Last year's unusually harsh U.S. winter probably had some transitory effects on economic activity, but the "folk wisdom" that it was primarily to blame for the slump in early 2014 is suspect, a pair of researchers at the Chicago Federal Reserve said on Wednesday.

The theme of harsh weather holding back economic growth is back again this year, with many states registering even colder temperatures than last winter.

The U.S. economy shrank at a 2.9 percent annual pace in the first quarter of 2014, and economists pinned much of the contraction, the sharpest in five years, on bad weather.

But a careful look at weather patterns and economic activity shows that "something more than the weather was at play," wrote economists Justin Bloesch and François Gourio in the bank's latest quarterly Economic Perspectives. "Even the fairly bad weather during the 2013-14 winter cannot account entirely for the weak economy during that period."

Other factors that may have contributed to the slowdown were inventory corrections and the effect of foreign trade, they wrote.

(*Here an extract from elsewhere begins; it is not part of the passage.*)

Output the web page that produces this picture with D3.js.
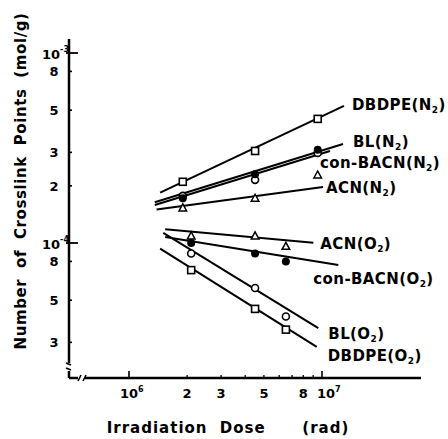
<!DOCTYPE html>
<html>
<head>
<meta charset="utf-8">
<script src="https://cdn.jsdelivr.net/npm/d3@7"></script>
<style>
  html, body { margin: 0; padding: 0; background: #fff; }
  svg { display: block; }
  text { font-family: "DejaVu Sans", sans-serif; font-weight: bold; fill: #000; }
</style>
</head>
<body>
<svg id="chart" width="448" height="439"></svg>
<script>
// ---------------- data ----------------
const doseN2 = [1.9e6, 4.5e6, 9.5e6];      // rad
const doseO2 = [2.1e6, 4.5e6, 6.5e6];      // rad

const dbdpeN2 = [2.1e-4, 3.05e-4, 4.5e-4];  // mol/g
const blN2    = [1.77e-4, 2.15e-4, 2.98e-4];
const bacnN2  = [1.72e-4, 2.3e-4, 3.1e-4];
const acnN2   = [1.53e-4, 1.72e-4, 2.28e-4];

const acnO2   = [1.09e-4, 1.09e-4, 9.6e-5];
const bacnO2  = [1.0e-4, 8.8e-5, 8.0e-5];
const blO2    = [8.8e-5, 5.8e-5, 4.1e-5];
const dbdpeO2 = [7.2e-5, 4.5e-5, 3.5e-5];

// fitted straight lines (start / end in data units)
const fitDbdpeN2 = [[1.45e6, 1.84e-4], [1.30e7, 5.27e-4]];
const fitBlN2    = [[1.36e6, 1.64e-4], [1.285e7, 3.32e-4]];
const fitBacnN2  = [[1.36e6, 1.585e-4], [1.10e7, 3.05e-4]];
const fitAcnN2   = [[1.39e6, 1.50e-4], [1.012e7, 1.97e-4]];
const fitAcnO2   = [[1.54e6, 1.18e-4], [9.02e6, 1.004e-4]];
const fitBacnO2  = [[1.54e6, 1.076e-4], [1.215e7, 7.66e-5]];
const fitBlO2    = [[1.505e6, 1.13e-4], [9.57e6, 3.56e-5]];
const fitDbdpeO2 = [[1.45e6, 9.33e-5], [9.39e6, 2.84e-5]];

const xTickMajor = [1e6, 1e7];
const xTickMinor = [2e6, 3e6, 4e6, 5e6, 6e6, 7e6, 8e6, 9e6];
const xMinorLabels = {2e6: "2", 3e6: "3", 5e6: "5", 8e6: "8"};
const yTickMajor = [1e-3, 1e-4];
const yTickMinor = [8e-4, 5e-4, 3e-4, 2e-4, 8e-5, 5e-5, 3e-5];
const yMinorLabels = ["8", "5", "3", "2", "8", "5", "3"];

const series = [
  {name: "DBDPE", gas: "N", x: doseN2, y: dbdpeN2, marker: "square", fit: fitDbdpeN2},
  {name: "BL", gas: "N", x: doseN2, y: blN2, marker: "circle", fit: fitBlN2},
  {name: "con-BACN", gas: "N", x: doseN2, y: bacnN2, marker: "dot", fit: fitBacnN2},
  {name: "ACN", gas: "N", x: doseN2, y: acnN2, marker: "triangle", fit: fitAcnN2},
  {name: "ACN", gas: "O", x: doseO2, y: acnO2, marker: "triangle", fit: fitAcnO2},
  {name: "con-BACN", gas: "O", x: doseO2, y: bacnO2, marker: "dot", fit: fitBacnO2},
  {name: "BL", gas: "O", x: doseO2, y: blO2, marker: "circle", fit: fitBlO2},
  {name: "DBDPE", gas: "O", x: doseO2, y: dbdpeO2, marker: "square", fit: fitDbdpeO2}
];

// ---------------- layout ----------------
const labelOffset = [[8, 4], [10, 3], [-10, 17], [3, 6], [7, 6], [-25, 19], [10, 11], [11, 14]];

const svg = d3.select("#chart");

const x = d3.scaleLog().domain([1e6, 1e7]).range([129, 322]);
x.domain([x.invert(69), x.invert(421)]).range([69, 421]);
const y = d3.scaleLog().domain([1e-3, 1e-4]).range([53, 243]);
y.domain([y.invert(39), y.invert(378)]).range([39, 378]);

const axisG = svg.append("g").attr("stroke", "#000").attr("fill", "none");
const x0 = x.range()[0], x1 = x.range()[1];
const yTop = y.range()[0], yBot = y.range()[1];

// y axis with break near the bottom
axisG.append("line").attr("x1", x0).attr("x2", x0).attr("y1", yTop).attr("y2", yBot - 15).attr("stroke-width", 2.5);
axisG.append("path").attr("d", `M${x0-3},${yBot-15} L${x0+2},${yBot-13} M${x0-3},${yBot-10} L${x0+2},${yBot-8}`).attr("stroke-width", 1.8);
axisG.append("line").attr("x1", x0).attr("x2", x0).attr("y1", yBot - 7).attr("y2", yBot).attr("stroke-width", 2.5);
// x axis with break near the left
axisG.append("line").attr("x1", x0).attr("x2", x0 + 9).attr("y1", yBot).attr("y2", yBot).attr("stroke-width", 2.5);
axisG.append("path").attr("d", `M${x0+9},${yBot+3} L${x0+12},${yBot-3} M${x0+14},${yBot+3} L${x0+17},${yBot-3}`).attr("stroke-width", 1.6);
axisG.append("line").attr("x1", x0 + 16).attr("x2", x1).attr("y1", yBot).attr("y2", yBot).attr("stroke-width", 2.5);

// ticks
xTickMajor.forEach(v => axisG.append("line").attr("x1", x(v)).attr("x2", x(v)).attr("y1", yBot).attr("y2", yBot - 7).attr("stroke-width", 1.6));
xTickMinor.forEach(v => axisG.append("line").attr("x1", x(v)).attr("x2", x(v)).attr("y1", yBot).attr("y2", yBot - 3).attr("stroke-width", 1.3));
yTickMajor.forEach(v => axisG.append("line").attr("x1", x0 - 3).attr("x2", x0 + 9).attr("y1", y(v)).attr("y2", y(v)).attr("stroke-width", 1.8));
yTickMinor.forEach(v => axisG.append("line").attr("x1", x0).attr("x2", x0 + 3).attr("y1", y(v)).attr("y2", y(v)).attr("stroke-width", 1.6));

// tick labels
const lab = svg.append("g");
const xl1 = lab.append("text").attr("x", x(1e6) - 9).attr("y", 398).attr("font-size", 13);
xl1.append("tspan").text("10");
xl1.append("tspan").attr("font-size", 8).attr("dy", -6).text("6");
const xl2 = lab.append("text").attr("x", x(1e7) - 5).attr("y", 398).attr("font-size", 13);
xl2.append("tspan").text("10");
xl2.append("tspan").attr("font-size", 8).attr("dy", -6).text("7");
Object.keys(xMinorLabels).forEach(k => {
  lab.append("text").attr("x", x(+k)).attr("y", 398).attr("font-size", 13).attr("text-anchor", "middle").text(xMinorLabels[k]);
});
yTickMajor.forEach((v, i) => {
  const t = lab.append("text").attr("x", 42).attr("y", y(v) + 6).attr("font-size", 13);
  t.append("tspan").text("10");
  t.append("tspan").attr("font-size", 8).attr("dy", -7).text(i === 0 ? "-3" : "-4");
});
yTickMinor.forEach((v, i) => {
  lab.append("text").attr("x", 54).attr("y", y(v) + 5).attr("font-size", 13).attr("text-anchor", "middle").text(yMinorLabels[i]);
});

// axis titles
svg.append("text").attr("x", 228).attr("y", 433).attr("font-size", 15).attr("text-anchor", "middle")
  .attr("font-weight", "normal").style("letter-spacing", "1px").style("word-spacing", "6px")
  .attr("xml:space", "preserve").text("Irradiation Dose   (rad)");
svg.append("text").attr("transform", "translate(26,181) rotate(-90)").attr("font-size", 15).attr("text-anchor", "middle")
  .style("letter-spacing", "0.6px").style("word-spacing", "5px").text("Number of Crosslink Points (mol/g)");

// fit lines
const line = d3.line().x(d => x(d[0])).y(d => y(d[1]));
const plot = svg.append("g");
series.forEach(s => {
  plot.append("path").attr("d", line(s.fit)).attr("fill", "none").attr("stroke", "#000").attr("stroke-width", 2);
});

// markers
series.forEach(s => {
  s.x.forEach((xv, i) => {
    const cx = x(xv), cy = y(s.y[i]);
    if (s.marker === "square") {
      plot.append("rect").attr("x", cx - 3.5).attr("y", cy - 3.5).attr("width", 7).attr("height", 7)
        .attr("fill", "#fff").attr("stroke", "#000").attr("stroke-width", 1.6);
    } else if (s.marker === "circle") {
      plot.append("circle").attr("cx", cx).attr("cy", cy).attr("r", 3.5)
        .attr("fill", "#fff").attr("stroke", "#000").attr("stroke-width", 1.6);
    } else if (s.marker === "dot") {
      plot.append("circle").attr("cx", cx).attr("cy", cy).attr("r", 4).attr("fill", "#000");
    } else {
      plot.append("path").attr("d", `M${cx},${cy-4} L${cx+3.8},${cy+3} L${cx-3.8},${cy+3} Z`)
        .attr("fill", "#fff").attr("stroke", "#000").attr("stroke-width", 1.5);
    }
  });
});

// series labels
series.forEach((s, i) => {
  const end = s.fit[1];
  const t = svg.append("text").attr("x", x(end[0]) + labelOffset[i][0]).attr("y", y(end[1]) + labelOffset[i][1])
    .attr("font-size", 15).style("letter-spacing", "0.4px");
  t.append("tspan").text(s.name + "(" + s.gas);
  t.append("tspan").attr("font-size", 9).attr("dy", 3).text("2");
  t.append("tspan").attr("dy", -3).text(")");
});
</script>
</body>
</html>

Gourio, in an interview, said the paper is one step toward a goal of developing "weather-adjusted" statistics, similar to the seasonal adjustments made on government data that make it easier to distinguish underlying trends in retail sales, say, from seasonal ups and downs.

For monetary policy, disentangling how much of a given slowdown is weather-related and how much is due to underlying factors that could be offset with easier monetary policy would be useful.

In early 2014, the researchers wrote, policymakers guessed that weather was a big factor in the slowdown and did not alter their policy in response. In retrospect, Gourio said, people did a pretty good job of figuring out in real time that weather was a factor, but even today it is uncertain exactly how much of an effect it had.

Applying the research to this past winter's weather patterns is no simple task, Gourio said, and the paper did not attempt to do so.

But Gourio added that at some point he hopes to publish such an analysis.